What is a document management system?


A document management system (or DMS) is a computer or cloud-based application that helps capture, store, track and manage documents as well as files of all kinds across an organization electronically. The file types and formats include documents, images, pdfs, spreadsheets, media files and more.


However, going beyond the parsimony of that definition, a document management system enables a significantly increased capability for optimization along and across the various verticals of any organization. It empowers the organization to function in harmony by removing a number of speed bumps in business-as-usual, many of which may have been invisible before. For example, the simple journey of a document from creation or capture, through a chain of action and approval processes, to completion and archival involves a number of stages. The transition between each stage used to be an invisible downtime. No more. With a well functioning document management system the entire journey of the document can be optimized.


A document management system invariably goes beyond its call of duty, i.e. document management. Think of it in the following terms.


Document Management is Capacity Enhancement.

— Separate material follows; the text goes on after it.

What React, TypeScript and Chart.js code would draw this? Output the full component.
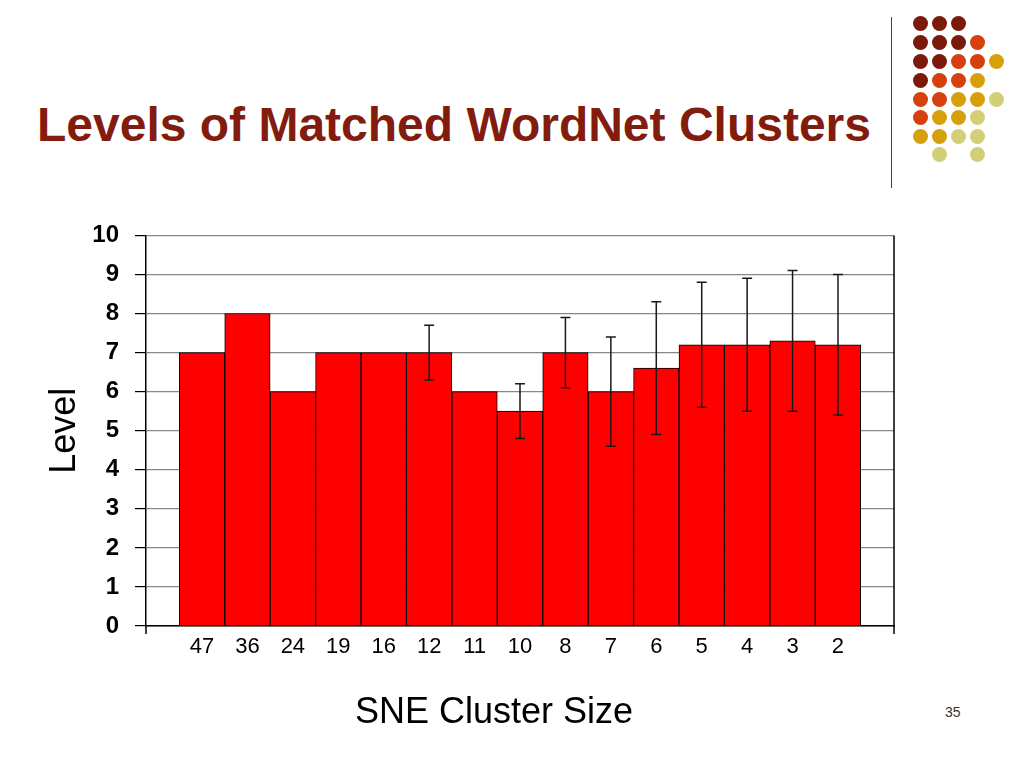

Many of the capacity enhancement features are built right into modern document management systems. Further, they provide great possibilities for enterprise-wide capacity augmentation through easy integrations with business tools. A few of its remarkable in-built features are listed below.


Workflow Automation


Any repeatable task can be automated. Capturing, indexing and routing of documents through its stages of action can easily be hard coded on a DMS in granular detail. Automating the step-by-step process makes actions smoother and handovers instantaneous. For instance, a vendor registration form can be captured digitally and sent through the various stages of approval and indexing. Company details, billing information, invoices, etc. can automatically be fed into the accounts, operations, and so on as needed, with zero manual intervention. What’s more, the whole process is tracked and monitored, and the source document is retrievable whenever necessary. The optimization potential of this single feature is huge.


Secure Sharing and Access Control


Email may be the easiest way to share a document. However, once a document is shared over email, you have no control over how it’s shared further, or who else has access to it. A DMS tightly controls the accessibility of the document. Even within the access control, privileges can be granted in granular detail. What level of access a user is allowed to have? Can the user read, make comments, leave suggestions, or edit? All of these can be determined by you and implemented on a DMS. You may even choose to ensure that a file never leaves the organization's host server if need be. The permissions can be tailored as required while documents can be shared securely - be it internally, or with third parties like vendors and clients. 


Real-time Collaboration


A DMS allows the same document to be created, updated, and edited by multiple users in real-time. This is a boon for small teams working on tight deadlines as it reduces the back and forth movement of documents while limiting the number of redundant copies of the same file. And don’t fret about reverting to an earlier version of the document. A DMS captures all historical versions of the document classified by time and by the user. This makes collaboration as seamless as it can be for distributed teams, even if the members are located in the same office.


Business Tools Integration


This is where a DMS becomes layer zero of your technology stack. Most business tools already used by enterprises can be seamlessly integrated with a DMS. ERP for resource planning, CRM for customer communication, tools for analytics and automation, the whole gamut can be enhanced with minimal or zero error-prone steps like data entry.


Audit Trails


Impeccable indexing with a DMS ensures that a document is never lost. All documents that enter the system are retrievable. All changes on and access to a document are captured in the form of metadata. A historical log of versions and actions by users is immutably maintained for every document. This makes for reliable audits for regulatory compliance, investigations, dispute resolutions, and more. 


A great DMS is one that evolves.


As most technologies chase obsolescence, DMS is here to stay simply because it is not expendable. Every layer of technology stacked upon a DMS only reinforces its foundations. That said, a great DMS is one that adapts to the novelty that comes at a bargain for growth.  Every new application of a DMS in your organization as it grows will aid its evolution. Making it even more robust and reliable in the future. 


Which makes today’s definition inadequate soon enough.